Je suis en général réticent à l'idée de qualifier une œuvre que j'apprécie de virtuose car je l’interprète souvent de manière péjorative, comme un synonyme d'esbroufe, mais c'est le premier terme qui vient à l'esprit, au sens littéral, quand il s'agit de caractériser la technique mise en œuvre par Max Ophüls dans Le Plaisir. La forme est vectrice d'un sens sidérant de richesse, dans une profusion de cohérence et d'habileté.

Du premier au dernier plan, c'est comme si la caméra ne s'arrêtait jamais de bouger, de suivre le flot incessant de l'action, au sommet d'une vague qui ne s'éteint pas. Un mouvement frénétique, permanent. La thématique du plaisir est à ce titre davantage appuyée par la forme que développée dans le fond, et l'effet ainsi produit est d'une étonnante efficacité. Le regroupement de trois histoires de Maupassant est un prétexte pour explorer la thématique du bonheur et du plaisir sous trois facettes différentes, dans trois de ses résonances bien distinctes.

On peut d'ores et déjà identifier quelques régions susceptibles de rebuter. Le côté un peu moralisateur ou donneur de leçon sur le thème "le bonheur est un état difficile d'accès, alors que les plaisirs peuvent être trouvés partout et tout le temps", résumé en toute fin par un personnage : "le bonheur n'est pas gai". C'est un peu scolaire d'un point de vue contemporain (ce fut même le thème d'une année en Maths sup) pour développer un discours raffiné, du moins autant que l'est la direction artistique. La construction en trois temps, par ailleurs, est bien gérée mais s'essouffle quelque peu dans son dernier acte, et c'est un dénouement un peu fâcheux. Cette dernière histoire est un peu faible comparée aux deux autres et gâche la dynamique des deux premiers tiers.

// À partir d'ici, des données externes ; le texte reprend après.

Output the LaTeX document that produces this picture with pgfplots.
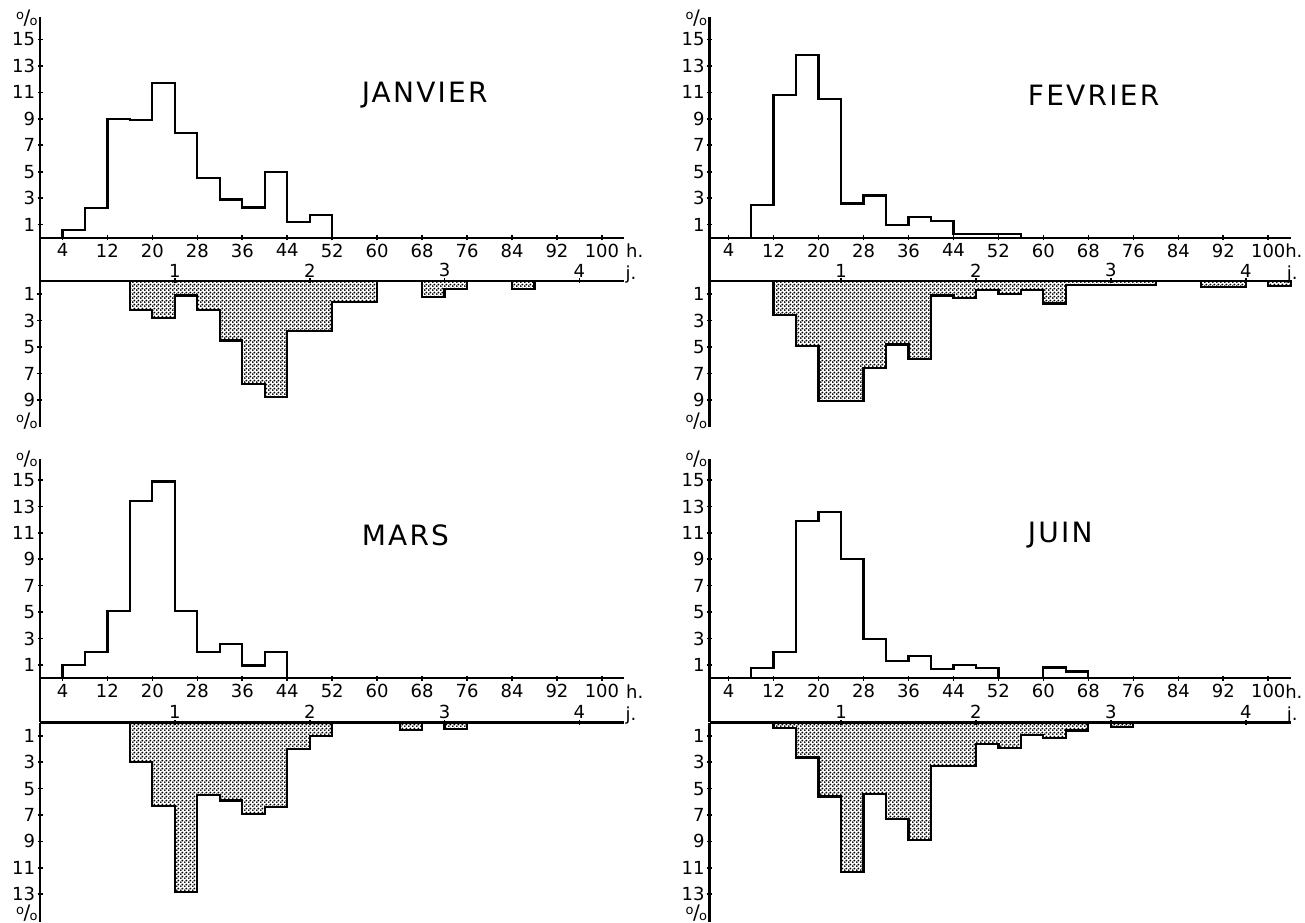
\documentclass[border=0pt]{standalone}
\usepackage{pgfplots}
\pgfplotsset{compat=1.18}
\usepackage{fontspec}
\setmainfont{DejaVu Sans}
\usetikzlibrary{patterns}

\pgfdeclarepatternformonly{fdots}{\pgfqpoint{0pt}{0pt}}{\pgfqpoint{2pt}{2pt}}{\pgfqpoint{2pt}{2pt}}{%
  \pgfpathcircle{\pgfqpoint{0.5pt}{0.5pt}}{0.62pt}%
  \pgfpathcircle{\pgfqpoint{1.5pt}{1.5pt}}{0.62pt}%
  \pgfusepath{fill}%
}

\newcommand{\pc}{{\raisebox{0.45ex}{\fontsize{6.5}{6.5}\selectfont o}\kern-0.3pt/\kern-0.3pt\raisebox{-0.1ex}{\fontsize{6.5}{6.5}\selectfont o}}}

\tikzset{
  ttl/.style={anchor=west, font=\fontsize{14}{14}\selectfont\addfontfeature{LetterSpace=8}},
  unit/.style={inner sep=1pt, font=\fontsize{9}{9}\selectfont},
}

\pgfplotsset{
  noarrows/.style={
    axis line style={-, line width=1.3pt},
    every outer x axis line/.append style={-},
    every inner x axis line/.append style={-},
    every outer y axis line/.append style={-},
    every inner y axis line/.append style={-},
  },
  common/.style={
    scale only axis, anchor=north west, xmax=104,
    tick align=outside, major tick length=2.5pt,
    tick style={black, line width=0.8pt},
    tick label style={font=\fontsize{9}{9}\selectfont, /pgf/number format/assume math mode=true},
    yticklabel style={inner sep=1pt},
    clip=false,
  },
  upper/.style={
    common, axis y line=left, axis x line=middle, noarrows,
    xtick={4,12,...,100}, ytick={1,3,...,15},
    xticklabel style={inner sep=1.5pt},
  },
  lower/.style={
    common, ymin=0, y dir=reverse, axis y line=left, axis x line=top, noarrows,
    xtick={24,48,72,96}, xticklabels={1,2,3,4},
    xticklabel style={inner sep=0.5pt},
  },
  hist/.style={const plot mark right, no marks, draw=black, line width=1.1pt},
  shaded/.style={const plot mark right, no marks, draw=black, line width=1.1pt, pattern=fdots},
}

\begin{document}
\begin{tikzpicture}
\path[use as bounding box] (0pt,0pt) rectangle (652.5pt,461pt);

% ---------------- JANVIER ----------------
\begin{axis}[upper, at={(20pt,452.5pt)}, width=292.2pt, height=132pt,
  xmin=0, ymin=-3.26, ymax=16.7]
\addplot[hist] coordinates {(4,0) (8,0.6) (12,2.25) (16,9.0) (20,8.9) (24,11.7) (28,7.9) (32,4.5) (36,2.9) (40,2.3) (44,5.0) (48,1.2) (52,1.7) (52,0)};
\node[ttl] at (axis cs:56,10.8) {JANVIER};
\node[anchor=east, inner sep=1pt] at (axis cs:0,16.6) {\pc};
\node[unit, anchor=west] at (axis cs:103.9,-1.0) {h.};
\end{axis}
\begin{axis}[lower, at={(20pt,320.5pt)}, width=292.2pt, height=73pt,
  xmin=0, ymax=11.05, ytick={1,3,5,7,9}]
\addplot[shaded] coordinates {(16,0) (20,2.2) (24,2.8) (28,1.1) (32,2.2) (36,4.5) (40,7.8) (44,8.8) (52,3.8) (60,1.6) (68,0) (72,1.2) (76,0.6) (84,0) (88,0.6) (88,0)} \closedcycle;
\node[anchor=east, inner sep=1pt] at (axis cs:0,10.6) {\pc};
\node[unit, anchor=base west] at (axis cs:103.8,-0.15) {j.};
\end{axis}

% ---------------- FEVRIER ----------------
\begin{axis}[upper, at={(354.75pt,452.5pt)}, width=290.6pt, height=132pt,
  xmin=0.6, ymin=-3.26, ymax=16.7]
\addplot[hist] coordinates {(8,0) (12,2.5) (16,10.8) (20,13.8) (24,10.5) (28,2.6) (32,3.2) (36,1.0) (40,1.6) (44,1.25) (56,0.3) (56,0)};
\node[ttl] at (axis cs:56,10.8) {FEVRIER};
\node[anchor=east, inner sep=1pt] at (axis cs:0.6,16.6) {\pc};
\node[unit, anchor=west] at (axis cs:102.6,-1.0) {h.};
\end{axis}
\begin{axis}[lower, at={(354.75pt,320.5pt)}, width=290.6pt, height=73pt,
  xmin=0.6, ymax=11.05, ytick={1,3,5,7,9}]
\addplot[shaded] coordinates {(12,0) (16,2.6) (20,4.9) (28,9.1) (32,6.6) (36,4.8) (40,5.9) (44,1.1) (48,1.3) (52,0.7) (56,1.0) (60,0.7) (64,1.7) (80,0.3) (88,0) (96,0.45) (100,0) (104,0.35) (104,0)} \closedcycle;
\node[anchor=east, inner sep=1pt] at (axis cs:0.6,10.6) {\pc};
\node[unit, anchor=base west] at (axis cs:102.9,-0.15) {j.};
\end{axis}

% ---------------- MARS ----------------
\begin{axis}[upper, at={(20pt,231.5pt)}, width=292.2pt, height=131.75pt,
  xmin=0, ymin=-3.37, ymax=16.6]
\addplot[hist] coordinates {(4,0) (8,1.0) (12,2.0) (16,5.1) (20,13.4) (24,14.9) (28,5.05) (32,1.95) (36,2.55) (40,0.95) (44,2.0) (44,0)};
\node[ttl] at (axis cs:56,10.8) {MARS};
\node[anchor=east, inner sep=1pt] at (axis cs:0,16.6) {\pc};
\node[unit, anchor=west] at (axis cs:103.9,-1.0) {h.};
\end{axis}
\begin{axis}[lower, at={(20pt,99.75pt)}, width=292.2pt, height=99.75pt,
  xmin=0, ymax=15.1, ytick={1,3,...,13}]
\addplot[shaded] coordinates {(16,0) (20,3.0) (24,6.3) (28,12.8) (32,5.5) (36,5.9) (40,6.9) (44,6.4) (48,2.0) (52,1.0) (64,0) (68,0.55) (72,0) (76,0.5) (76,0)} \closedcycle;
\node[anchor=east, inner sep=1pt] at (axis cs:0,14.45) {\pc};
\node[unit, anchor=base west] at (axis cs:103.8,-0.15) {j.};
\end{axis}

% ---------------- JUIN ----------------
\begin{axis}[upper, at={(354.75pt,231.5pt)}, width=290.6pt, height=131.75pt,
  xmin=0.6, ymin=-3.37, ymax=16.6]
\addplot[hist] coordinates {(8,0) (12,0.75) (16,2.0) (20,11.9) (24,12.6) (28,9.0) (32,2.95) (36,1.3) (40,1.65) (44,0.7) (48,1.0) (52,0.75) (60,0) (64,0.8) (68,0.5) (68,0)};
\node[ttl] at (axis cs:56,10.8) {JUIN};
\node[anchor=east, inner sep=1pt] at (axis cs:0.6,16.6) {\pc};
\node[unit, anchor=west] at (axis cs:102.6,-1.0) {h.};
\end{axis}
\begin{axis}[lower, at={(354.75pt,99.75pt)}, width=290.6pt, height=99.75pt,
  xmin=0.6, ymax=15.1, ytick={1,3,...,13}]
\addplot[shaded] coordinates {(12,0) (16,0.4) (20,2.65) (24,5.6) (28,11.3) (32,5.4) (36,7.3) (40,8.9) (48,3.3) (52,1.65) (56,1.9) (60,0.95) (64,1.2) (68,0.6) (72,0) (76,0.35) (76,0)} \closedcycle;
\node[anchor=east, inner sep=1pt] at (axis cs:0.6,14.45) {\pc};
\node[unit, anchor=base west] at (axis cs:102.9,-0.15) {j.};
\end{axis}
\end{tikzpicture}
\end{document}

Mais le reste est particulièrement brillant. J'aime beaucoup l'image du vieillard que l'on découvre sous son masque, après avoir goûté l'ivresse de la danse et de la jeunesse de manière anonyme. Une image magnifique, dans sa joie virevoltante comme dans sa chute. L'immixtion à la campagne d'une troupe peuplant une maison close pour assister à une communion est aussi d'une beauté folle, toute en contrastes, portée notamment par le mirage féminin auquel se trouve confronté le personnage de Jean Gabin, et duquel il sortira abasourdi. Le moment où il s'excuse pour sa conduite passée, un peu honteux, dans un champ fleuri, est magnifique. Et sur un autre registre, la fermeture de la maison close (hahaha) est une comédie délicieuse, avec toute la bourgeoisie bien emmerdée, regroupée paisiblement sur un banc pendant quelques instants avant de s'étriper, visiblement très agacée par cet événement.

La recherche du plaisir comme un éternel mouvement, dans les fêtes, les danses, et ces salles grouillantes captées dans des cadrages obliques magiques et avec des lumières étincelantes (quelles optiques pour un tel rendu, faisant de chaque source de lumière une étoile scintillante ?). Et c'est dans la continuité du même mouvement que la joie et l'enivrement laissent place à l'ennui et l'épuisement.